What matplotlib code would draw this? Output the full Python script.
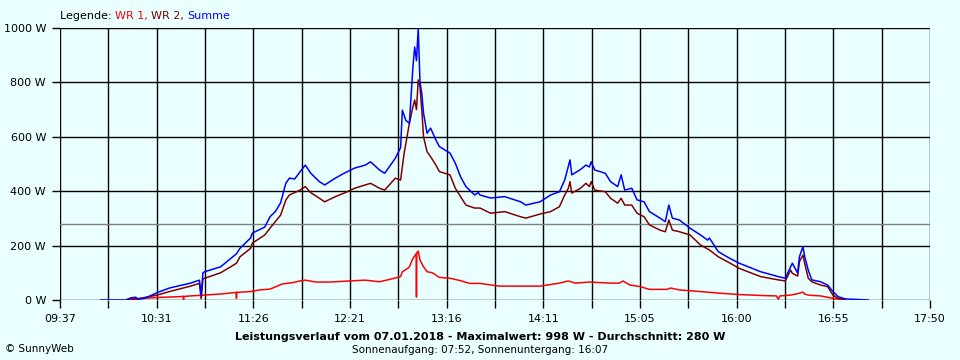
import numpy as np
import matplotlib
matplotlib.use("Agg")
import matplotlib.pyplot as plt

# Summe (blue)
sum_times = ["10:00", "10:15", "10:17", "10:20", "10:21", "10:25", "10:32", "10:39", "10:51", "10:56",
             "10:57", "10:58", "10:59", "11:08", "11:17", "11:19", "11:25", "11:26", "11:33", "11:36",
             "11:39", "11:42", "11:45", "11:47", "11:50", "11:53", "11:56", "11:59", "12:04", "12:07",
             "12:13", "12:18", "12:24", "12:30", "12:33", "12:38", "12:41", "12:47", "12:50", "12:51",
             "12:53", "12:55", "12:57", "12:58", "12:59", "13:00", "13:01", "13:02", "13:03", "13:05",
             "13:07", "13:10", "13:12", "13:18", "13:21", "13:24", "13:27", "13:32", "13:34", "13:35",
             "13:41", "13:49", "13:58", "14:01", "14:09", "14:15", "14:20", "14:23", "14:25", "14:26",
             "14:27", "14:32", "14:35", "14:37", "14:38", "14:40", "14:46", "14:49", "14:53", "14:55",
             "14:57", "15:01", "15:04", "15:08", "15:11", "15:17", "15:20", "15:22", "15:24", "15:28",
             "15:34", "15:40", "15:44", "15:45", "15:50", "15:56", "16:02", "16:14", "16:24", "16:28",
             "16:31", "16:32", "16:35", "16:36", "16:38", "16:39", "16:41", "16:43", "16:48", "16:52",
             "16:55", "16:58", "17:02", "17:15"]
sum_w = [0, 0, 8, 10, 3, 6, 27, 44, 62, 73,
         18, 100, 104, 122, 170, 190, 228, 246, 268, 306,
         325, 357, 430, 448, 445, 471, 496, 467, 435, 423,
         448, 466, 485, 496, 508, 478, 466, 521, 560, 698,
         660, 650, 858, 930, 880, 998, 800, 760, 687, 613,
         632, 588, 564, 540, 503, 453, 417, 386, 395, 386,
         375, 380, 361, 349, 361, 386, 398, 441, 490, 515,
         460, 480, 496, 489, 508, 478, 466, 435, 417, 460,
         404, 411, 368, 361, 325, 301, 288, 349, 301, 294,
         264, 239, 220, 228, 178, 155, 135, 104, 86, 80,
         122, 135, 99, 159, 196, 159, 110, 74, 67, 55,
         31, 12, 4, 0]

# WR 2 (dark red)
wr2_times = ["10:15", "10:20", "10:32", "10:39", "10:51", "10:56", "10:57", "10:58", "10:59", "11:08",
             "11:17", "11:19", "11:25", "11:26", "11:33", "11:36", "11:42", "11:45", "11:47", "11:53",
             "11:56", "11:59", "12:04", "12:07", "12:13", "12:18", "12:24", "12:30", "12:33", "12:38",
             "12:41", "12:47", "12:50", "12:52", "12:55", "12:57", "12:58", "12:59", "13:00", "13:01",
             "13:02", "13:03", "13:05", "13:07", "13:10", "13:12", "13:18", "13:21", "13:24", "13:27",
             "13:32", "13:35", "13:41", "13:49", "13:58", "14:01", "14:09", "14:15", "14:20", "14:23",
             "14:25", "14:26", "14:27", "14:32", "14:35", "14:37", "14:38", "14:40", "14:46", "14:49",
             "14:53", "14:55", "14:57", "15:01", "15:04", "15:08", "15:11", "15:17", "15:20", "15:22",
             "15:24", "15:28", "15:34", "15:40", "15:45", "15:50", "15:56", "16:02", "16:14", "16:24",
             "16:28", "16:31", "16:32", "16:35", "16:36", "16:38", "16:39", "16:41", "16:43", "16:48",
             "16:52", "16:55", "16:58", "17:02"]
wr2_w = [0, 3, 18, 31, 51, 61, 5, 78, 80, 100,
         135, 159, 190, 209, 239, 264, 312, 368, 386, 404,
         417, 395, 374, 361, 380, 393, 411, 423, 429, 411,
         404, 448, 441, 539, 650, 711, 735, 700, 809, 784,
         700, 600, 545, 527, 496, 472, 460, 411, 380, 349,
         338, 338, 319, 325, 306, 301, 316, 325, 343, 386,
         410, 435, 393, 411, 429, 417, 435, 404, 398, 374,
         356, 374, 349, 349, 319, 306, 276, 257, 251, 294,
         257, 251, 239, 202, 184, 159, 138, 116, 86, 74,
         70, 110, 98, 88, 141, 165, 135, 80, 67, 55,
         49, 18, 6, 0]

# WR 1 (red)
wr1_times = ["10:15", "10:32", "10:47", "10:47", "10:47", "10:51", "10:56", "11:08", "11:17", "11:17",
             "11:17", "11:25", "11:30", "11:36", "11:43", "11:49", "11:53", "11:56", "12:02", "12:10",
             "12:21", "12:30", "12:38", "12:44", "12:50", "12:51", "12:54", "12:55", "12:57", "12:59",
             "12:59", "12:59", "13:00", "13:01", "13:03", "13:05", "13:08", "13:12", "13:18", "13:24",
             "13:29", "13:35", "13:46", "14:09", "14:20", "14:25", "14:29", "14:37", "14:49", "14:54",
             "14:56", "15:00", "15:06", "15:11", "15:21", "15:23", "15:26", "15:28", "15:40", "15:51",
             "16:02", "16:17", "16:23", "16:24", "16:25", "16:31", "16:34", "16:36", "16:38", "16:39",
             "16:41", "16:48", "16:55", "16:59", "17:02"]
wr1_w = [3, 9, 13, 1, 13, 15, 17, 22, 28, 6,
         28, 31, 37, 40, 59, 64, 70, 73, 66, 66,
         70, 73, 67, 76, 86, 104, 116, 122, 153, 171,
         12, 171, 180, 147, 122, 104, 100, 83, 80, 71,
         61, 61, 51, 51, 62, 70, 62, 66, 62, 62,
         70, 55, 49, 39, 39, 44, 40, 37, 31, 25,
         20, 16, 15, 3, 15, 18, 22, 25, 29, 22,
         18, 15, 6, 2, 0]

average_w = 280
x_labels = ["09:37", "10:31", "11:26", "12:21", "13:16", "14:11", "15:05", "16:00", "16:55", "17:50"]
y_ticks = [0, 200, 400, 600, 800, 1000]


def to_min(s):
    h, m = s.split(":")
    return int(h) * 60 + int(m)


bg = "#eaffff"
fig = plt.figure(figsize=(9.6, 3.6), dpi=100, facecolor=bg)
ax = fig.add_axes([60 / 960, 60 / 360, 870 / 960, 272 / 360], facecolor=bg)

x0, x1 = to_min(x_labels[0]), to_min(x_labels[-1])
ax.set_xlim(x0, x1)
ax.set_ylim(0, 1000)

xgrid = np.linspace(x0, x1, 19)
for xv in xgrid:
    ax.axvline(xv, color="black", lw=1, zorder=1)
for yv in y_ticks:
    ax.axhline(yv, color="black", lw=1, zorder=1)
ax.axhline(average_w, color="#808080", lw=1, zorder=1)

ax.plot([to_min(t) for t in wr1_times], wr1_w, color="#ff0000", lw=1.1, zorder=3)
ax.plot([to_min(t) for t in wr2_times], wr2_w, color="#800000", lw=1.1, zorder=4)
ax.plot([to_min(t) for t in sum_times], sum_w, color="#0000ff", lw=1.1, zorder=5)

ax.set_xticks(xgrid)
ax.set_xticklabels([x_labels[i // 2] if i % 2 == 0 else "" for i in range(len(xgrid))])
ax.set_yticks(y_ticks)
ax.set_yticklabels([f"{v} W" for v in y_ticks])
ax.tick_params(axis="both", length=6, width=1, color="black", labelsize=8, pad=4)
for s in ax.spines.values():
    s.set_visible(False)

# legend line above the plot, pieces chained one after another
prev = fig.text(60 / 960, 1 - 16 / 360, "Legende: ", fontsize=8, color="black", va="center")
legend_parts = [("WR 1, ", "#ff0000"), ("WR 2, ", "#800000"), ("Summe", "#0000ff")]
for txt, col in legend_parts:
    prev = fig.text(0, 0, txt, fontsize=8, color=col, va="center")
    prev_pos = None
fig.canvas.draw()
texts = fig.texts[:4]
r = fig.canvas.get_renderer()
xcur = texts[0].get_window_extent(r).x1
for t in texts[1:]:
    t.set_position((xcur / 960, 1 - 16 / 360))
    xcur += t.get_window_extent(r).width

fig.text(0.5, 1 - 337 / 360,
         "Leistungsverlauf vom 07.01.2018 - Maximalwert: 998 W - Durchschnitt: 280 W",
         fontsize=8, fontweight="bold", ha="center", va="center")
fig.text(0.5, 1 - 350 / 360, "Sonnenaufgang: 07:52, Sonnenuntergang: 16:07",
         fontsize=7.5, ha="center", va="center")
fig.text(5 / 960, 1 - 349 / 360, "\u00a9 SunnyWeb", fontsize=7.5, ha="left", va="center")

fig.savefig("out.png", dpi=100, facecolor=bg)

◆ TASK STATEMENT: Starting with the first line of the data above and ending with the line containing "31, 12, 4, 0]", please restate every line exactly, leaving images out.

◆ THE REPLY:
What matplotlib code would draw this? Output the full Python script.
import numpy as np
import matplotlib
matplotlib.use("Agg")
import matplotlib.pyplot as plt

# Summe (blue)
sum_times = ["10:00", "10:15", "10:17", "10:20", "10:21", "10:25", "10:32", "10:39", "10:51", "10:56",
             "10:57", "10:58", "10:59", "11:08", "11:17", "11:19", "11:25", "11:26", "11:33", "11:36",
             "11:39", "11:42", "11:45", "11:47", "11:50", "11:53", "11:56", "11:59", "12:04", "12:07",
             "12:13", "12:18", "12:24", "12:30", "12:33", "12:38", "12:41", "12:47", "12:50", "12:51",
             "12:53", "12:55", "12:57", "12:58", "12:59", "13:00", "13:01", "13:02", "13:03", "13:05",
             "13:07", "13:10", "13:12", "13:18", "13:21", "13:24", "13:27", "13:32", "13:34", "13:35",
             "13:41", "13:49", "13:58", "14:01", "14:09", "14:15", "14:20", "14:23", "14:25", "14:26",
             "14:27", "14:32", "14:35", "14:37", "14:38", "14:40", "14:46", "14:49", "14:53", "14:55",
             "14:57", "15:01", "15:04", "15:08", "15:11", "15:17", "15:20", "15:22", "15:24", "15:28",
             "15:34", "15:40", "15:44", "15:45", "15:50", "15:56", "16:02", "16:14", "16:24", "16:28",
             "16:31", "16:32", "16:35", "16:36", "16:38", "16:39", "16:41", "16:43", "16:48", "16:52",
             "16:55", "16:58", "17:02", "17:15"]
sum_w = [0, 0, 8, 10, 3, 6, 27, 44, 62, 73,
         18, 100, 104, 122, 170, 190, 228, 246, 268, 306,
         325, 357, 430, 448, 445, 471, 496, 467, 435, 423,
         448, 466, 485, 496, 508, 478, 466, 521, 560, 698,
         660, 650, 858, 930, 880, 998, 800, 760, 687, 613,
         632, 588, 564, 540, 503, 453, 417, 386, 395, 386,
         375, 380, 361, 349, 361, 386, 398, 441, 490, 515,
         460, 480, 496, 489, 508, 478, 466, 435, 417, 460,
         404, 411, 368, 361, 325, 301, 288, 349, 301, 294,
         264, 239, 220, 228, 178, 155, 135, 104, 86, 80,
         122, 135, 99, 159, 196, 159, 110, 74, 67, 55,
         31, 12, 4, 0]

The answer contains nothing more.